![L'Arabie saoudite se lance dans la course aux Oscars avec "Wadjda" L'Arabie saoudite se lance dans la course aux Oscars avec "Wadjda"](/data/posts/2022/07/18/1658159435_L-Arabie-saoudite-se-lance-dans-la-course-aux-Oscars-avec-Wadjda.jpg)
Au moment où chaque pays présente "son" film pour être dans la sélection des meilleurs films étrangers aux Oscars, l’Arabie saoudite concourt pour la première fois, avec "Wadjda", long-métrage signé Haifaa al-Mansour. Une première à bien des égards.
"Wadjda", de la cinéaste Haifaa al-Mansour, n’a pas fini sa trajectoire si particulière dans le cinéma mondial. Ce film mettant en scène une petite fille qui se bat pour avoir le droit d’enfourcher une bicyclette, a déjà étonné les plus grands festivals du 7e art. C'est le premier long-métrage tourné en Arabie saoudite, dans les rues de Riyad, par une femme.

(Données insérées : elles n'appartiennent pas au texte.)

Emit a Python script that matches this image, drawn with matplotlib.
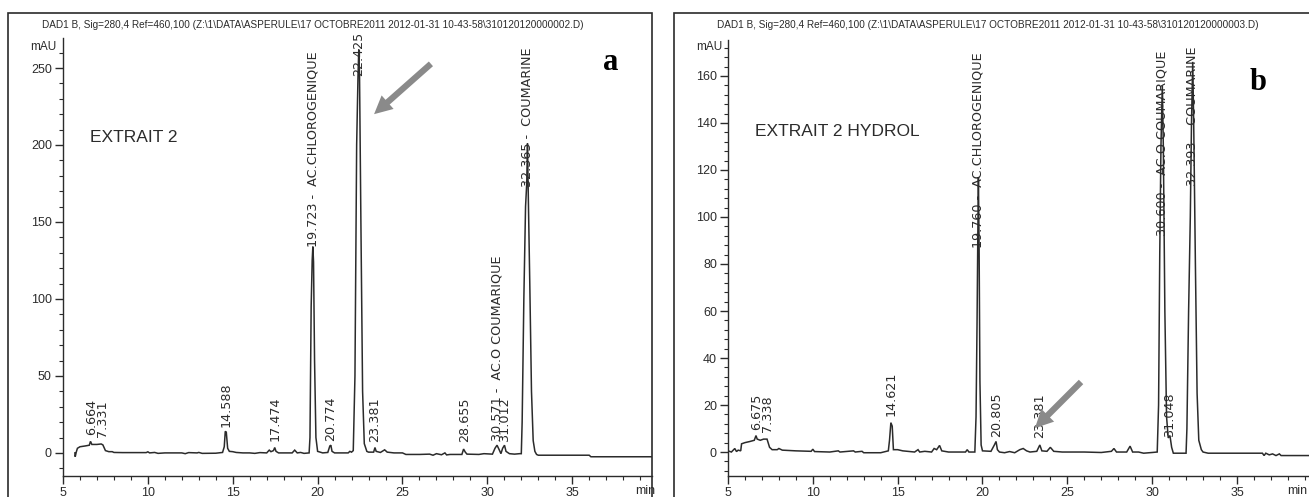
import matplotlib
matplotlib.use("Agg")
import matplotlib.pyplot as plt
from matplotlib.patches import Rectangle, FancyArrowPatch
from matplotlib.ticker import MultipleLocator

# ---------------- data ----------------
left_t = [5.70, 5.72, 5.78, 5.85, 6.0, 6.3, 6.55, 6.62, 6.70, 6.80, 7.0, 7.25, 7.35, 7.50, 7.7, 7.9, 8.0,
          8.5, 9.9, 10.0, 10.1, 10.4, 10.6, 11.0, 12.0, 12.2, 12.4, 12.9, 13.0, 13.2, 14.0, 14.4,
          14.50, 14.56, 14.62, 14.70, 14.8, 15.0, 15.2, 15.6, 16.0, 16.3, 16.6, 17.0, 17.15, 17.25,
          17.4, 17.474, 17.55, 17.7, 18.5, 18.65, 18.8, 19.0, 19.2, 19.5, 19.55, 19.62, 19.68, 19.72,
          19.76, 19.82, 19.90, 20.0, 20.3, 20.6, 20.72, 20.78, 20.85, 21.0, 21.8, 21.9, 22.0, 22.1,
          22.2, 22.30, 22.38, 22.425, 22.47, 22.55, 22.65, 22.75, 22.9, 23.0, 23.3, 23.38, 23.45,
          23.7, 23.95, 24.1, 24.5, 25.0, 25.2, 26.0, 26.6, 26.8, 27.0, 27.3, 27.5, 27.6, 27.8, 28.0,
          28.5, 28.6, 28.7, 28.8, 29.5, 29.8, 30.3, 30.45, 30.57, 30.70, 30.8, 30.9, 31.01, 31.1,
          31.3, 31.6, 31.9, 32.0, 32.05, 32.15, 32.25, 32.32, 32.365, 32.40, 32.5, 32.6, 32.7, 32.8,
          32.9, 33.0, 34.0, 35.0, 36.0, 36.1, 39.7]
left_y = [0.0, -2.5, 0.5, 3.0, 4.0, 4.5, 5.0, 7.5, 5.5, 5.5, 5.5, 5.8, 5.2, 1.5, 0.8, 0.8, 0.3,
          0.2, 0.2, 0.7, 0.0, 0.3, -0.3, 0.0, 0.0, -0.5, 0.2, 0.0, 0.3, -0.3, -0.2, 0.3,
          4, 14, 13.5, 3, 1, 0.8, 0.3, 0.0, 0.0, -0.3, 0.2, 0.0, 1.8, 0.8,
          1.5, 3.5, 1.0, 0.0, 0.0, 1.8, 0.0, 0.3, -0.3, 0.0, 10, 95, 125, 134,
          124, 60, 10, 1, 0, 0.3, 4.5, 5, 1, 0, 0, 1.0, 0.5, 1.5,
          50, 200, 245, 262, 245, 150, 40, 6, 1, 0.5, 0.5, 3.5, 1,
          0.3, 2, 0.5, 0, 0, -1, -1, -0.8, -1.5, -0.5, -1.2, 0.0, -1.3, -1.0, -1.0,
          -1.0, 2.5, 0.5, -0.8, -1, -0.5, -0.8, 3, 5, 2, -0.5, 3, 5, 1,
          -0.5, -0.8, -0.5, -0.5, 20, 100, 160, 175, 201, 175, 110, 40, 8, 1,
          -1, -1.5, -1.5, -1.5, -1.5, -2.5, -2.5]

right_t = [5.0, 5.2, 5.4, 5.5, 5.6, 5.75, 5.80, 6.0, 6.3, 6.55, 6.65, 6.72, 6.9, 7.1, 7.3, 7.45, 7.6,
           7.9, 8.0, 8.2, 9.0, 9.9, 10.0, 10.1, 11.0, 11.5, 11.6, 12.4, 12.5, 12.9, 13.0, 14.0,
           14.45, 14.52, 14.6, 14.68, 14.75, 15.0, 15.3, 16.0, 16.2, 16.3, 16.6, 17.0, 17.15, 17.3,
           17.47, 17.6, 18.0, 19.0, 19.1, 19.2, 19.55, 19.62, 19.68, 19.72, 19.76, 19.80, 19.85,
           19.92, 20.0, 20.5, 20.7, 20.8, 20.88, 21.0, 21.3, 21.6, 21.9, 22.2, 22.4, 22.6, 22.8,
           23.2, 23.38, 23.5, 23.8, 24.0, 24.2, 24.7, 25.0, 26.0, 27.0, 27.6, 27.75, 27.9, 28.5,
           28.7, 28.85, 29.2, 29.5, 30.0, 30.3, 30.38, 30.45, 30.52, 30.60, 30.66, 30.75, 30.85,
           30.95, 31.05, 31.15, 31.25, 31.6, 32.0, 32.05, 32.15, 32.25, 32.32, 32.393, 32.45,
           32.55, 32.65, 32.75, 32.9, 33.0, 33.3, 36.5, 36.6, 36.7, 36.9, 37.1, 37.3, 37.5, 37.6, 39.7]
right_y = [0.5, 0.0, 1.5, 0.2, 0.8, 0.5, 3.5, 4.0, 4.5, 5.0, 7.0, 5.5, 5.0, 5.5, 5.5, 2.0, 1.0,
           1.0, 1.5, 0.8, 0.5, 0.3, 1.2, 0.2, 0.0, 0.5, 0.0, 0.5, 0.0, 0.3, -0.3, -0.3,
           0.5, 5, 12.5, 11, 1.0, 1.0, 0.5, 0.0, 1.0, 0.0, 0.3, 0, 1.5, 1.0,
           2.8, 0.5, 0.0, 0.0, 1.0, 0.0, 0, 15, 55, 88, 117, 88, 30,
           3, 0.5, 0.3, 3, 4.5, 1, 0, -0.3, 0.2, -0.3, 1.0, 1.5, 0.5, 0.0,
           0.3, 3.0, 0.5, 0.3, 2.0, 0.3, 0.0, 0.0, 0, -0.2, 0.3, 1.5, 0.0, 0.0,
           2.5, 0.0, 0.0, -0.5, -0.2, 0.0, 20, 85, 130, 156, 130, 60, 15,
           6, 7, 2, -0.5, -0.5, -0.5, 10, 60, 100, 140, 166, 140,
           80, 25, 5, 1, 0, -0.5, -0.5, -1.5, -0.5, -1.2, -0.8, -1.5, -0.8, -1.5, -1.5]

left_labels = ["6.664", "7.331", "14.588", "17.474", "19.723 -  AC.CHLOROGENIQUE", "20.774",
               "22.425", "23.381", "28.655", "30.571 -  AC.O COUMARIQUE", "31.012",
               "32.365 -  COUMARINE"]
left_label_t = [6.664, 7.331, 14.588, 17.474, 19.723, 20.774, 22.425, 23.381, 28.655, 30.571,
                31.012, 32.365]
left_label_h = [11.5, 10.5, 17, 8, 134, 8, 245, 7, 7, 7.5, 7, 173]

right_labels = ["6.675", "7.338", "14.621", "19.760 -  AC.CHLOROGENIQUE", "20.805", "23.381",
                "30.600 -  AC.O COUMARIQUE", "31.048", "32.393 -  COUMARINE"]
right_label_t = [6.675, 7.338, 14.621, 19.760, 20.805, 23.381, 30.600, 31.048, 32.393]
right_label_h = [9.5, 8.5, 15.5, 87, 6.5, 6, 92, 6.5, 113]

left_title = r"DAD1 B, Sig=280,4 Ref=460,100 (Z:\1\DATA\ASPERULE\17 OCTOBRE2011 2012-01-31 10-43-58\310120120000002.D)"
right_title = r"DAD1 B, Sig=280,4 Ref=460,100 (Z:\1\DATA\ASPERULE\17 OCTOBRE2011 2012-01-31 10-43-58\310120120000003.D)"
left_name = "EXTRAIT 2"
right_name = "EXTRAIT 2 HYDROL"

# ---------------- figure ----------------
W, H = 1309, 497
fig = plt.figure(figsize=(W / 100, H / 100), dpi=100)
fig.patch.set_facecolor("white")

NARROW = ["Liberation Sans Narrow", "Liberation Sans", "DejaVu Sans"]
INK = "#2b2b2b"


def fx(px):
    return px / W


def fy(py):
    return 1 - py / H


def make_axes(x0, x1, y_top, y_bot, xlim, ylim, ymaj, ymin):
    ax = fig.add_axes([fx(x0), fy(y_bot), fx(x1 - x0), (y_bot - y_top) / H])
    ax.set_xlim(*xlim)
    ax.set_ylim(*ylim)
    for s in ("top", "right"):
        ax.spines[s].set_visible(False)
    for s in ("left", "bottom"):
        ax.spines[s].set_color(INK)
        ax.spines[s].set_linewidth(1.0)
    ax.xaxis.set_major_locator(MultipleLocator(5))
    ax.xaxis.set_minor_locator(MultipleLocator(1))
    ax.yaxis.set_major_locator(MultipleLocator(ymaj))
    ax.yaxis.set_minor_locator(MultipleLocator(ymin))
    ax.tick_params(which="major", direction="out", length=6, width=1, color=INK,
                   labelsize=9, labelcolor=INK, pad=2)
    ax.tick_params(which="minor", direction="out", length=3, width=0.8, color=INK)
    for lab in ax.get_xticklabels() + ax.get_yticklabels():
        lab.set_family(NARROW)
    ax.patch.set_alpha(0)
    return ax


def draw_panel(ax, t, y, labels, lt, lh):
    ax.plot(t, y, color=INK, lw=1.1, solid_joinstyle="miter")
    for txt, xx, hh in zip(labels, lt, lh):
        ax.text(xx, hh, txt, rotation=90, ha="center", va="bottom", fontsize=9.2,
                color=INK, family="DejaVu Sans", clip_on=False)


# frames
fig.add_artist(Rectangle((fx(8), fy(520)), fx(652 - 8), (520 - 13) / H, transform=fig.transFigure,
                         fill=False, ec=INK, lw=1.2, clip_on=False))
fig.add_artist(Rectangle((fx(674), fy(520)), fx(1320 - 674), (520 - 13) / H, transform=fig.transFigure,
                         fill=False, ec=INK, lw=1.2, clip_on=False))

# left panel
ax1 = make_axes(63, 652, 38, 476, (5, 39.7), (-15, 269.5), 50, 10)
draw_panel(ax1, left_t, left_y, left_labels, left_label_t, left_label_h)
fig.text(fx(313), fy(25), left_title, ha="center", va="center", fontsize=7.2, color=INK,
         family=NARROW)
fig.text(fx(43), fy(47), "mAU", ha="center", va="center", fontsize=8.5, color=INK, family=NARROW)
fig.text(fx(645), fy(491), "min", ha="center", va="center", fontsize=9, color=INK, family=NARROW)
fig.text(fx(90), fy(138), left_name, ha="left", va="center", fontsize=12.5, color=INK, family=NARROW)
fig.text(fx(611), fy(62), "a", ha="center", va="center", fontsize=22, fontweight="bold",
         color="black", family=["Liberation Serif", "DejaVu Serif"])

# right panel
ax2 = make_axes(728, 1315, 40, 476, (5, 39.6), (-10.2, 175.3), 20, 4)
draw_panel(ax2, right_t, right_y, right_labels, right_label_t, right_label_h)
fig.text(fx(988), fy(25), right_title, ha="center", va="center", fontsize=7.2, color=INK,
         family=NARROW)
fig.text(fx(709), fy(47), "mAU", ha="center", va="center", fontsize=8.5, color=INK, family=NARROW)
fig.text(fx(755), fy(131), right_name, ha="left", va="center", fontsize=12.5, color=INK, family=NARROW)
fig.text(fx(1258), fy(83), "b", ha="center", va="center", fontsize=22, fontweight="bold",
         color="black", family=["Liberation Serif", "DejaVu Serif"])
fig.text(fx(1307), fy(491), "min", ha="right", va="center", fontsize=9, color=INK, family=NARROW)

# arrows
for (x0, y0), (x1, y1) in [((433, 62), (372, 116)), ((1083, 380), (1033, 430))]:
    arr = FancyArrowPatch((fx(x0), fy(y0)), (fx(x1), fy(y1)), transform=fig.transFigure,
                          arrowstyle="simple,head_length=13,head_width=13,tail_width=4.5",
                          mutation_scale=1, color="#8a8a8a", lw=0, zorder=10)
    fig.add_artist(arr)

fig.savefig("out.png", dpi=100, facecolor="white")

L’œuvre a déjà remporté le prix du meilleur long-métrage arabe au festival du film de Dubaï, le Prix France Culture Cinéma (catégorie révélation) au festival de Cannes, et a été ovationné à Venise l’an passé – il est reparti avec le prix du meilleur film Art & Essai, le prix CinemAvvenire et le prix Interfilm.
A présent, le royaume wahhabite va, pour la première fois, postuler aux Oscars avec ce film. Le fait que Riyad aille jusqu’à faire de cette petite fille l’emblème de son pays à Hollywood, est totalement inédit.
Le film doit cependant être soumis à une rude compétition : près de 80 pays dans le monde se positionnent actuellement dans la course aux Oscars. La France présente "Renoir", de Gilles Bourdos. Seuls cinq longs-métrages seront finalement sélectionnés pour concourir à l’Oscar du meilleur film étranger, le 2 mars 2014. Mais l’équipe de "Wadjda" n’est plus à ce défi près.
Riyad s’ouvrerait-il donc au cinéma et aux femmes ? Dans un pays où les salles obscures sont malvenues - une salle s’est ouverte en 2005 dans un hôtel de la capitale, mais elle ne projette que des dessins animés –, les films restent cantonnés à la télévision et aux vidéos-clubs, autrement dit à la sphère strictement privée. Le cinéma n’est pas enseigné à l’université. Quant aux femmes, elles n’ont pas le droit de conduire et doivent être accompagnées d’un homme de leur famille pour se déplacer hors de leur maison. La réalisatrice Haifaa al-Mansour fait figure d’exception.
Réalisatrice cloîtrée dans une camionnette
Après des études de littérature au Caire et des études de cinéma à Sydney, Haifaa al-Mansour a rôdé sa caméra en tournant des courts-métrages et un documentaire. Elle a soumis le scénario de "Wadjda" aux autorités saoudiennes, obtenu de l’argent de producteurs français, allemand et saoudien, et enfin décroché le permis de filmer.
Aucun autre film n’avait encore montré les rues de Riyad en plein jour. La réalisatrice y est parvenue en restant dans une camionnette, à l'abri des regards, et en dirigeant son équipe à l'aide d'un talkie-walkie. Elle s’est également aidée du casting : seule une petite fille peut se permettre de tourner une scène de film dans la rue.
Soutenue par le prince Al-Walid ben Talal, un membre progressiste de la famille royale, Haifaa al-Mansour est parvenue à faire passer les messages qu’elle souhaitait, avec subtilité et ironie. "En général, j’essaie de ne pas être trop offensive quand j’évoque des sujets qui me tiennent à cœur, tel que le problème du droit des femmes saoudiennes et la nécessité de leur accorder davantage de liberté. J’essaie de ne pas être trop rentre-dedans. Par exemple, avec "Wadjda", je raconte une histoire de femmes mais utilise une petite fille comme personnage", a-t-elle confié à FRANCE 24.
La réalisatrice parvient ainsi à évoquer les déchirements d’un couple autour de la polygamie, les non-dits et les interdits arbitraires imposés dans l’enceinte de l’école, les compromissions que font les adultes avec les règles religieuses. "Si un père saoudien voit le film et décide de donner quelque chose, même modeste, à sa fille, cela représenterait déjà beaucoup pour moi", espère Haifaa al-Mansour.
Le film, quoique jamais projeté en Arabie saoudite, semble avoir eu son petit effet. Au printemps dernier, la police religieuse a autorisé aux femmes de monter à bicyclette dans les lieux de loisirs comme les parcs publics, "à condition de demeurer revêtues de la abaya (longue robe noire traditionnelle)" et d'être accompagnées par un membre masculin de leur famille.